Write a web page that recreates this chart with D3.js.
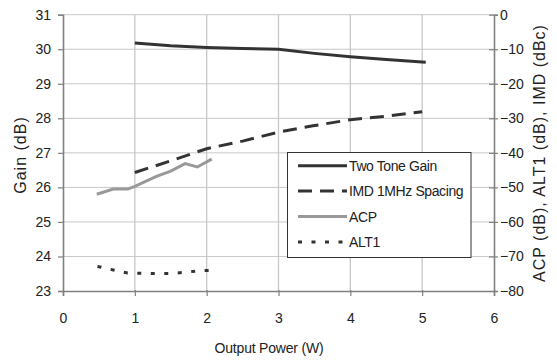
<!DOCTYPE html>
<html>
<head>
<meta charset="utf-8">
<script src="https://cdn.jsdelivr.net/npm/d3@7"></script>
<style>
  html, body { margin: 0; padding: 0; background: #fff; }
  svg { display: block; font-family: "Liberation Sans", Arial, sans-serif; }
</style>
</head>
<body>
<svg id="chart" width="557" height="360"></svg>
<script>
// ---- data ----
const xTicks = [0, 1, 2, 3, 4, 5, 6];
const gainTicks = [23, 24, 25, 26, 27, 28, 29, 30, 31];
const rightTicks = [-80, -70, -60, -50, -40, -30, -20, -10, 0];

const gainX = [1.0, 1.5, 2.0, 2.5, 3.0, 3.5, 4.0, 4.5, 5.05];
const gainY = [30.18, 30.1, 30.05, 30.02, 30.0, 29.88, 29.78, 29.7, 29.62];

const imdX = [1.0, 1.5, 2.0, 2.5, 3.0, 3.5, 4.0, 4.5, 5.0];
const imdY = [-45.7, -42.3, -38.8, -36.6, -34.0, -32.1, -30.4, -29.4, -28.1];

const acpX = [0.47, 0.7, 0.9, 1.0, 1.3, 1.5, 1.7, 1.87, 2.07];
const acpY = [-52.0, -50.5, -50.5, -49.7, -46.8, -45.3, -43.1, -44.1, -41.8];

const alt1X = [0.48, 0.7, 0.9, 1.1, 1.3, 1.5, 1.7, 1.9, 2.05];
const alt1Y = [-72.9, -73.9, -74.8, -74.9, -74.9, -74.9, -74.6, -74.1, -74.1];

const seriesNames = ["Two Tone Gain", "IMD 1MHz Spacing", "ACP", "ALT1"];

// ---- layout ----
const svg = d3.select("#chart");
const x = d3.scaleLinear().domain([0, 6]).range([63, 494]);
const yL = d3.scaleLinear().domain([23, 31]).range([291, 14.7]);
const yR = d3.scaleLinear().domain([-80, 0]).range([291, 14.7]);

const gridColor = "#c8c8c8";
const axisColor = "#808080";
const textColor = "#222";

// gridlines
svg.append("g").selectAll("line.h").data(gainTicks.slice(1)).join("line")
  .attr("x1", x(0)).attr("x2", x(6))
  .attr("y1", d => yL(d)).attr("y2", d => yL(d))
  .attr("stroke", gridColor).attr("stroke-width", 1);
svg.append("g").selectAll("line.v").data(xTicks.slice(1, -1)).join("line")
  .attr("x1", d => x(d)).attr("x2", d => x(d))
  .attr("y1", yL(31)).attr("y2", yL(23))
  .attr("stroke", gridColor).attr("stroke-width", 1.3);

// axes
const axL = svg.append("g").attr("transform", `translate(${x(0)},0)`)
  .call(d3.axisLeft(yL).tickValues(gainTicks).tickFormat(d3.format("d")).tickSize(5).tickPadding(7));
const axR = svg.append("g").attr("transform", `translate(${x(6)},0)`)
  .call(d3.axisRight(yR).tickValues(rightTicks).tickFormat(d3.format("d")).tickSize(4).tickPadding(2));
const axB = svg.append("g").attr("transform", `translate(0,${yL(23)})`)
  .call(d3.axisBottom(x).tickValues(xTicks).tickFormat(d3.format("d")).tickSize(5).tickPadding(17));

[axL, axR, axB].forEach(a => {
  a.select(".domain").attr("stroke", axisColor).attr("stroke-width", 1.6);
  a.selectAll(".tick line").attr("stroke", axisColor).attr("stroke-width", 1.2);
  a.selectAll(".tick text").attr("fill", textColor).attr("font-size", 14)
    .attr("font-family", "'Liberation Sans', Arial, sans-serif");
});
// right ticks cross the axis
axR.selectAll(".tick line").attr("x1", -5).attr("x2", 4);
axB.selectAll(".tick line").attr("y1", -1);

// series
const lineL = d3.line().x(d => x(d[0])).y(d => yL(d[1]));
const lineR = d3.line().x(d => x(d[0])).y(d => yR(d[1]));
const zip = (a, b) => a.map((v, i) => [v, b[i]]);

const styles = [
  { stroke: "#333", dash: null, w: 3 },
  { stroke: "#333", dash: "14,8", w: 3 },
  { stroke: "#999", dash: null, w: 3 },
  { stroke: "#333", dash: "4,9.5", w: 3 }
];

svg.append("path").datum(zip(gainX, gainY)).attr("d", lineL)
  .attr("fill", "none").attr("stroke", styles[0].stroke).attr("stroke-width", styles[0].w);
svg.append("path").datum(zip(imdX, imdY)).attr("d", lineR)
  .attr("fill", "none").attr("stroke", styles[1].stroke).attr("stroke-width", styles[1].w)
  .attr("stroke-dasharray", styles[1].dash);
svg.append("path").datum(zip(acpX, acpY)).attr("d", lineR)
  .attr("fill", "none").attr("stroke", styles[2].stroke).attr("stroke-width", styles[2].w);
svg.append("path").datum(zip(alt1X, alt1Y)).attr("d", lineR)
  .attr("fill", "none").attr("stroke", styles[3].stroke).attr("stroke-width", styles[3].w)
  .attr("stroke-dasharray", styles[3].dash);

// legend
const lg = svg.append("g");
lg.append("rect").attr("x", 287.5).attr("y", 152.5).attr("width", 183.5).attr("height", 105)
  .attr("fill", "#fff").attr("stroke", "#333").attr("stroke-width", 1);
seriesNames.forEach((name, i) => {
  const yy = 165.7 + i * 25.4;
  lg.append("line").attr("x1", 298).attr("x2", 347).attr("y1", yy).attr("y2", yy)
    .attr("stroke", styles[i].stroke).attr("stroke-width", styles[i].w)
    .attr("stroke-dasharray", styles[i].dash);
  lg.append("text").attr("x", 349).attr("y", yy + 5).attr("font-size", 14)
    .attr("letter-spacing", -0.4)
    .attr("fill", textColor).text(name);
});

// axis titles
svg.append("text").attr("transform", `translate(26,155) rotate(-90)`)
  .attr("text-anchor", "middle").attr("font-size", 16).attr("fill", textColor)
  .attr("letter-spacing", 1).text("Gain (dB)");
svg.append("text").attr("transform", `translate(545,153) rotate(-90)`)
  .attr("text-anchor", "middle").attr("font-size", 16).attr("fill", textColor)
  .attr("letter-spacing", 1).text("ACP (dB), ALT1 (dB), IMD (dBc)");
svg.append("text").attr("x", 269).attr("y", 353)
  .attr("text-anchor", "middle").attr("font-size", 14).attr("fill", textColor)
  .attr("letter-spacing", -0.2)
  .text("Output Power (W)");
</script>
</body>
</html>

..............................

● EXERCISE
Reproduce the material above in full, exactly, with no images.

● EXERCISE OUTPUT
Write a web page that recreates this chart with D3.js.
<!DOCTYPE html>
<html>
<head>
<meta charset="utf-8">
<script src="https://cdn.jsdelivr.net/npm/d3@7"></script>
<style>
  html, body { margin: 0; padding: 0; background: #fff; }
  svg { display: block; font-family: "Liberation Sans", Arial, sans-serif; }
</style>
</head>
<body>
<svg id="chart" width="557" height="360"></svg>
<script>
// ---- data ----
const xTicks = [0, 1, 2, 3, 4, 5, 6];
const gainTicks = [23, 24, 25, 26, 27, 28, 29, 30, 31];
const rightTicks = [-80, -70, -60, -50, -40, -30, -20, -10, 0];

const gainX = [1.0, 1.5, 2.0, 2.5, 3.0, 3.5, 4.0, 4.5, 5.05];
const gainY = [30.18, 30.1, 30.05, 30.02, 30.0, 29.88, 29.78, 29.7, 29.62];

const imdX = [1.0, 1.5, 2.0, 2.5, 3.0, 3.5, 4.0, 4.5, 5.0];
const imdY = [-45.7, -42.3, -38.8, -36.6, -34.0, -32.1, -30.4, -29.4, -28.1];

const acpX = [0.47, 0.7, 0.9, 1.0, 1.3, 1.5, 1.7, 1.87, 2.07];
const acpY = [-52.0, -50.5, -50.5, -49.7, -46.8, -45.3, -43.1, -44.1, -41.8];

const alt1X = [0.48, 0.7, 0.9, 1.1, 1.3, 1.5, 1.7, 1.9, 2.05];
const alt1Y = [-72.9, -73.9, -74.8, -74.9, -74.9, -74.9, -74.6, -74.1, -74.1];

const seriesNames = ["Two Tone Gain", "IMD 1MHz Spacing", "ACP", "ALT1"];

// ---- layout ----
const svg = d3.select("#chart");
const x = d3.scaleLinear().domain([0, 6]).range([63, 494]);
const yL = d3.scaleLinear().domain([23, 31]).range([291, 14.7]);
const yR = d3.scaleLinear().domain([-80, 0]).range([291, 14.7]);

const gridColor = "#c8c8c8";
const axisColor = "#808080";
const textColor = "#222";

// gridlines
svg.append("g").selectAll("line.h").data(gainTicks.slice(1)).join("line")
  .attr("x1", x(0)).attr("x2", x(6))
  .attr("y1", d => yL(d)).attr("y2", d => yL(d))
  .attr("stroke", gridColor).attr("stroke-width", 1);
svg.append("g").selectAll("line.v").data(xTicks.slice(1, -1)).join("line")
  .attr("x1", d => x(d)).attr("x2", d => x(d))
  .attr("y1", yL(31)).attr("y2", yL(23))
  .attr("stroke", gridColor).attr("stroke-width", 1.3);

// axes
const axL = svg.append("g").attr("transform", `translate(${x(0)},0)`)
  .call(d3.axisLeft(yL).tickValues(gainTicks).tickFormat(d3.format("d")).tickSize(5).tickPadding(7));
const axR = svg.append("g").attr("transform", `translate(${x(6)},0)`)
  .call(d3.axisRight(yR).tickValues(rightTicks).tickFormat(d3.format("d")).tickSize(4).tickPadding(2));
const axB = svg.append("g").attr("transform", `translate(0,${yL(23)})`)
  .call(d3.axisBottom(x).tickValues(xTicks).tickFormat(d3.format("d")).tickSize(5).tickPadding(17));

[axL, axR, axB].forEach(a => {
  a.select(".domain").attr("stroke", axisColor).attr("stroke-width", 1.6);
  a.selectAll(".tick line").attr("stroke", axisColor).attr("stroke-width", 1.2);
  a.selectAll(".tick text").attr("fill", textColor).attr("font-size", 14)
    .attr("font-family", "'Liberation Sans', Arial, sans-serif");
});
// right ticks cross the axis
axR.selectAll(".tick line").attr("x1", -5).attr("x2", 4);
axB.selectAll(".tick line").attr("y1", -1);

// series
const lineL = d3.line().x(d => x(d[0])).y(d => yL(d[1]));
const lineR = d3.line().x(d => x(d[0])).y(d => yR(d[1]));
const zip = (a, b) => a.map((v, i) => [v, b[i]]);

const styles = [
  { stroke: "#333", dash: null, w: 3 },
  { stroke: "#333", dash: "14,8", w: 3 },
  { stroke: "#999", dash: null, w: 3 },
  { stroke: "#333", dash: "4,9.5", w: 3 }
];

svg.append("path").datum(zip(gainX, gainY)).attr("d", lineL)
  .attr("fill", "none").attr("stroke", styles[0].stroke).attr("stroke-width", styles[0].w);
svg.append("path").datum(zip(imdX, imdY)).attr("d", lineR)
  .attr("fill", "none").attr("stroke", styles[1].stroke).attr("stroke-width", styles[1].w)
  .attr("stroke-dasharray", styles[1].dash);
svg.append("path").datum(zip(acpX, acpY)).attr("d", lineR)
  .attr("fill", "none").attr("stroke", styles[2].stroke).attr("stroke-width", styles[2].w);
svg.append("path").datum(zip(alt1X, alt1Y)).attr("d", lineR)
  .attr("fill", "none").attr("stroke", styles[3].stroke).attr("stroke-width", styles[3].w)
  .attr("stroke-dasharray", styles[3].dash);

// legend
const lg = svg.append("g");
lg.append("rect").attr("x", 287.5).attr("y", 152.5).attr("width", 183.5).attr("height", 105)
  .attr("fill", "#fff").attr("stroke", "#333").attr("stroke-width", 1);
seriesNames.forEach((name, i) => {
  const yy = 165.7 + i * 25.4;
  lg.append("line").attr("x1", 298).attr("x2", 347).attr("y1", yy).attr("y2", yy)
    .attr("stroke", styles[i].stroke).attr("stroke-width", styles[i].w)
    .attr("stroke-dasharray", styles[i].dash);
  lg.append("text").attr("x", 349).attr("y", yy + 5).attr("font-size", 14)
    .attr("letter-spacing", -0.4)
    .attr("fill", textColor).text(name);
});

// axis titles
svg.append("text").attr("transform", `translate(26,155) rotate(-90)`)
  .attr("text-anchor", "middle").attr("font-size", 16).attr("fill", textColor)
  .attr("letter-spacing", 1).text("Gain (dB)");
svg.append("text").attr("transform", `translate(545,153) rotate(-90)`)
  .attr("text-anchor", "middle").attr("font-size", 16).attr("fill", textColor)
  .attr("letter-spacing", 1).text("ACP (dB), ALT1 (dB), IMD (dBc)");
svg.append("text").attr("x", 269).attr("y", 353)
  .attr("text-anchor", "middle").attr("font-size", 14).attr("fill", textColor)
  .attr("letter-spacing", -0.2)
  .text("Output Power (W)");
</script>
</body>
</html>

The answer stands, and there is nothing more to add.